> **Aim of the task**:
Search the listing below for the word "component" and copy each line that holds it.

> **Available records**:
-=-=-

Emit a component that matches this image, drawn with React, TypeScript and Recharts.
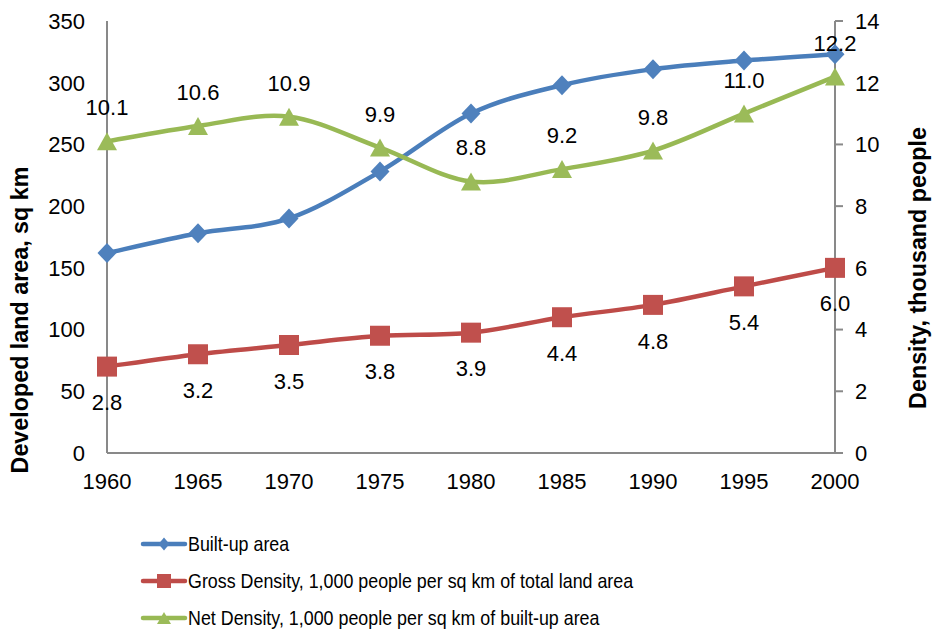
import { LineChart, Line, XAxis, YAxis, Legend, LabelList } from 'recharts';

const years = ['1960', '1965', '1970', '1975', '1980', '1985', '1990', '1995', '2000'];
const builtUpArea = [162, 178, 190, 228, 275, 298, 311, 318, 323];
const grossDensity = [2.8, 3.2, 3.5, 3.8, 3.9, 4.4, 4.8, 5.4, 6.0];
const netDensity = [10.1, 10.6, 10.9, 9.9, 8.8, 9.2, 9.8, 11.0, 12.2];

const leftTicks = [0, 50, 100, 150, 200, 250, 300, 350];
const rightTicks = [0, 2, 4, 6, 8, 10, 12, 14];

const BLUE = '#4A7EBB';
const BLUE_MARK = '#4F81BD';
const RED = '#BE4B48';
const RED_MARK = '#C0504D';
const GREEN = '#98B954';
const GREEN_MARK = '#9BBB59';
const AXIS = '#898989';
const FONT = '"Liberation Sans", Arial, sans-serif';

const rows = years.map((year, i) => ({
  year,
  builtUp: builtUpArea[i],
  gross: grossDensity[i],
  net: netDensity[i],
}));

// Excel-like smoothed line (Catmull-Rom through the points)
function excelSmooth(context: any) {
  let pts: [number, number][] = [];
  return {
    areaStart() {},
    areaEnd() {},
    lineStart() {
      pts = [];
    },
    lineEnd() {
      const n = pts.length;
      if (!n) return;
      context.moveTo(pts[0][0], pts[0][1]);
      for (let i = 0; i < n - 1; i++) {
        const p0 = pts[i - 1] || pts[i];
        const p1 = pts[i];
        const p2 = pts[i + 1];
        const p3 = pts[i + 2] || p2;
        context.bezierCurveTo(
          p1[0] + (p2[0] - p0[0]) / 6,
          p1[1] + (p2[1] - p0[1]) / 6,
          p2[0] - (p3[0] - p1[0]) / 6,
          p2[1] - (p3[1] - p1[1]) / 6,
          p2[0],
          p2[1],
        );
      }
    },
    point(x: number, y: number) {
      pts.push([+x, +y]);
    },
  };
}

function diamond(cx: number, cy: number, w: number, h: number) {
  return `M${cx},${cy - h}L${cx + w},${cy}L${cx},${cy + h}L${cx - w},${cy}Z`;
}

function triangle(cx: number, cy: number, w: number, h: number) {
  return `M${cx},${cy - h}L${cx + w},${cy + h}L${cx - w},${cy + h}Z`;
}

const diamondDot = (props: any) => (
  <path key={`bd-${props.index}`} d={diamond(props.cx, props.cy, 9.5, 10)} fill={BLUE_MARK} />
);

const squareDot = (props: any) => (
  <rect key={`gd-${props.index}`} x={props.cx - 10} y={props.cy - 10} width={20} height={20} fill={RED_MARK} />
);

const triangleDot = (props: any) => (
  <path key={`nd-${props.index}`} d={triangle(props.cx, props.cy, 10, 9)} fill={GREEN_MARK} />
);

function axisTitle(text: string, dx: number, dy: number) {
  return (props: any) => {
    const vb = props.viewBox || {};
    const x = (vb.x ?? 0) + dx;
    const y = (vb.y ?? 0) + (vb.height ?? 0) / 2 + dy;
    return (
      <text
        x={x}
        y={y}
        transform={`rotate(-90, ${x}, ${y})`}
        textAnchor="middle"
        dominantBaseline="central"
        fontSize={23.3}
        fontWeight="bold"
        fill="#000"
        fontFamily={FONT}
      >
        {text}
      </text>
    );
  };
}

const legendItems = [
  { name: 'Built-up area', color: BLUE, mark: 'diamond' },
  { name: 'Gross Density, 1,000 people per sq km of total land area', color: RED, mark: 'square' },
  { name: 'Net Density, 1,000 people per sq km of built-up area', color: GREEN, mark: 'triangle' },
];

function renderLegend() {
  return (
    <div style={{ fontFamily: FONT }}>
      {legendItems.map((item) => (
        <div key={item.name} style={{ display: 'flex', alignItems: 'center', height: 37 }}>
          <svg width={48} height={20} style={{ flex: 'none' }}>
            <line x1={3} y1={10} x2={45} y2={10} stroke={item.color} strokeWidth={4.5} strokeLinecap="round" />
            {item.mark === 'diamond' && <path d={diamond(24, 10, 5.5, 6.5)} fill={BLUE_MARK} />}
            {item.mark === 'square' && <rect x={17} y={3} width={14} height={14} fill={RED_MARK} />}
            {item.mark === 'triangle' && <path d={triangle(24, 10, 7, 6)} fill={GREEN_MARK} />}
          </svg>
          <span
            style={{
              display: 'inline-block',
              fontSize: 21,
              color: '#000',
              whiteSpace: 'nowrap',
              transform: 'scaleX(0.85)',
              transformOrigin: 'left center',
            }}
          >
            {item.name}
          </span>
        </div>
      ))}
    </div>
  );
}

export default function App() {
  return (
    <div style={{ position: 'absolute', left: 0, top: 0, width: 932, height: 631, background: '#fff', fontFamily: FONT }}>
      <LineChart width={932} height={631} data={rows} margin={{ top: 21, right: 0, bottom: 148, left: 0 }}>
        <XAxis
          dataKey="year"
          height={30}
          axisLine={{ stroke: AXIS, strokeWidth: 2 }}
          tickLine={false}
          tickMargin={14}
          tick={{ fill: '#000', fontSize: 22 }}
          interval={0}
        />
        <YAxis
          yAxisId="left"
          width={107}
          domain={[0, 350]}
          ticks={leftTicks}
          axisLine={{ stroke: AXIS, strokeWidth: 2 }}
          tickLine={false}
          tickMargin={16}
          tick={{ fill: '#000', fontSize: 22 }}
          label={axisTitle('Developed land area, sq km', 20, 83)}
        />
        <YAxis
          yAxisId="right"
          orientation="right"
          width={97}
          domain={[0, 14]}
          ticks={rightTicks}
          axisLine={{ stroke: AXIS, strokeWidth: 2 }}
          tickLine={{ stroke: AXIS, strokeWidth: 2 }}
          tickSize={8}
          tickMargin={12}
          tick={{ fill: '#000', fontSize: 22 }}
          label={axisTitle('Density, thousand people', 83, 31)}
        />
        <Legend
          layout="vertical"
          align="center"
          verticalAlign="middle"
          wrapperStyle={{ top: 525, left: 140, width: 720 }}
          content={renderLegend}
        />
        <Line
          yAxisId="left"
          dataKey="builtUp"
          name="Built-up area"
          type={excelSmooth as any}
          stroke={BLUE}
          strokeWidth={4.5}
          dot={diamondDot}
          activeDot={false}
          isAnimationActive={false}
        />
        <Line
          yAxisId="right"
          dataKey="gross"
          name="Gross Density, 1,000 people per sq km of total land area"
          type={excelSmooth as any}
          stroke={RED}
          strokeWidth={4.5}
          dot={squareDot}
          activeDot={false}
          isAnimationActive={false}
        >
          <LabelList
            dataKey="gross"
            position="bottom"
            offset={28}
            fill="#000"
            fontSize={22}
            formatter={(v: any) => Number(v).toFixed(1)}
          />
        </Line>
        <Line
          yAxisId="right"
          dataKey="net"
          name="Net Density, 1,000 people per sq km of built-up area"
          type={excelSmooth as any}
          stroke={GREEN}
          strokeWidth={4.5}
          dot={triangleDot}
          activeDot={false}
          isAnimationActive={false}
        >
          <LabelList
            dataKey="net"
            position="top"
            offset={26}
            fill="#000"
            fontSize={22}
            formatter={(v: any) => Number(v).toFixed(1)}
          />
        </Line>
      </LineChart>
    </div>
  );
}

-=-=-

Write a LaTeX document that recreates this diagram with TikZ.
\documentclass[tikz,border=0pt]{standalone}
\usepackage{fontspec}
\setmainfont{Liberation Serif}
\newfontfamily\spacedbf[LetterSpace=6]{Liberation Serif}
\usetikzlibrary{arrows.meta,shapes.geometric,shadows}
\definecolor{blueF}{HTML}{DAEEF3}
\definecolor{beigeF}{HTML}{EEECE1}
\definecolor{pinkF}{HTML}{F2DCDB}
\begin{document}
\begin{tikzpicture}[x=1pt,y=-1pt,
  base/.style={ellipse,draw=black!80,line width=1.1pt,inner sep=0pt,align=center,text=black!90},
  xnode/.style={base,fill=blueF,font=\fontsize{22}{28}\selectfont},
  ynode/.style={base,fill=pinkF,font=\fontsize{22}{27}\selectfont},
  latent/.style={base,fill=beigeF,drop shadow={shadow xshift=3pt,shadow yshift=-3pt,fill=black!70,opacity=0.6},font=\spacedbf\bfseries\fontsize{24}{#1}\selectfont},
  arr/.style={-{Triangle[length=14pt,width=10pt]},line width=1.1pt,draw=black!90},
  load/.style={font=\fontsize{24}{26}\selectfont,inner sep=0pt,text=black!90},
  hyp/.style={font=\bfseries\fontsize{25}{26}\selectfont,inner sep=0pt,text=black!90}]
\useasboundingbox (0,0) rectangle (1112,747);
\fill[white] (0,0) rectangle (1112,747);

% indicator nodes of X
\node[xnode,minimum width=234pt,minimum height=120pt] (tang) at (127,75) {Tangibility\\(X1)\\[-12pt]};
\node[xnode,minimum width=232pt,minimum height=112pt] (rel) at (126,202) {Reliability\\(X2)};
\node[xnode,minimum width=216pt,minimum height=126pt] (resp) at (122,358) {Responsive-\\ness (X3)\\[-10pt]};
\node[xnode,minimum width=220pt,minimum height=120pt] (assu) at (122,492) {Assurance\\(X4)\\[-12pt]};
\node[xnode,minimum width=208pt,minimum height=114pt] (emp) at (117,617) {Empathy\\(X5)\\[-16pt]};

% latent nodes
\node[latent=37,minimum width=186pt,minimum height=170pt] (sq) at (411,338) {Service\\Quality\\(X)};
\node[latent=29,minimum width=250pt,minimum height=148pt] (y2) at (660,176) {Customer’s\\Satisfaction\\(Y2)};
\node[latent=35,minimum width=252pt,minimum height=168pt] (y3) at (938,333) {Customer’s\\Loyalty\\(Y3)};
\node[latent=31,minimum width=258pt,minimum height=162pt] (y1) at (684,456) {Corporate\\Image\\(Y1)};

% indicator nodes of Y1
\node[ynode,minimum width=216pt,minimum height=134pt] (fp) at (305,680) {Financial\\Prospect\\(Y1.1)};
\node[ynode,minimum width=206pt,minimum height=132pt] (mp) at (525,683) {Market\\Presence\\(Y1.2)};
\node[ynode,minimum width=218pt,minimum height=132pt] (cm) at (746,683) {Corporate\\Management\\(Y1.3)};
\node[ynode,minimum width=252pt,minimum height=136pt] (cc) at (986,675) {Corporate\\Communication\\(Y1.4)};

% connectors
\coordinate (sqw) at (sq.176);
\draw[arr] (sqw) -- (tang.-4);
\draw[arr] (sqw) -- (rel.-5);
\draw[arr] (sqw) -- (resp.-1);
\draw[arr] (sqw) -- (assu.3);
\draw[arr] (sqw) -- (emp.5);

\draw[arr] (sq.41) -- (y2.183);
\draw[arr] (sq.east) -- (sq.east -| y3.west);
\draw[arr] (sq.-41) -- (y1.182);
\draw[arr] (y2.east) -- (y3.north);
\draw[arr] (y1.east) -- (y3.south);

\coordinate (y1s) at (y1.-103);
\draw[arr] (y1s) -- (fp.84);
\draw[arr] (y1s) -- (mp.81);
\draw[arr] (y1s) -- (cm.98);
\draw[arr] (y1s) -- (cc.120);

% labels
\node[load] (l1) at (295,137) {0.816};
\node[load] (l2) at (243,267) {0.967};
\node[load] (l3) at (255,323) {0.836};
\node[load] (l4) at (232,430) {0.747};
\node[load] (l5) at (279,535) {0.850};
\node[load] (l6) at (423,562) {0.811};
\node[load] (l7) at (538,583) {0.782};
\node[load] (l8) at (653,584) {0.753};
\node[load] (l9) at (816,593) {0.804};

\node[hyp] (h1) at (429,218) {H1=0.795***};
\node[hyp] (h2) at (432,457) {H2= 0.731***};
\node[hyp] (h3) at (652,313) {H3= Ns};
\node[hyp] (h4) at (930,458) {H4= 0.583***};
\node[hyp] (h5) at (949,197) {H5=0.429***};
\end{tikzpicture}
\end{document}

-=-=-

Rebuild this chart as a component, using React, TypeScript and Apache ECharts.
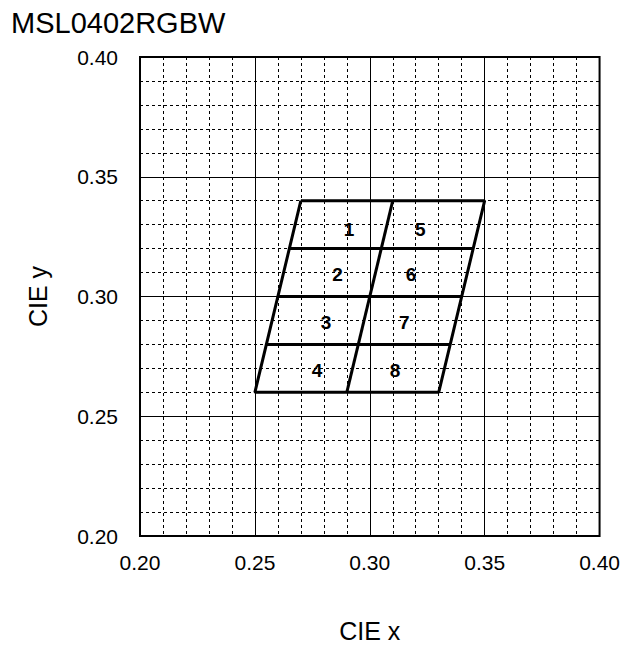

-=-=-

> **Full solution**:
Emit a component that matches this image, drawn with React, TypeScript and Recharts.
Rebuild this chart as a component, using React, TypeScript and Apache ECharts.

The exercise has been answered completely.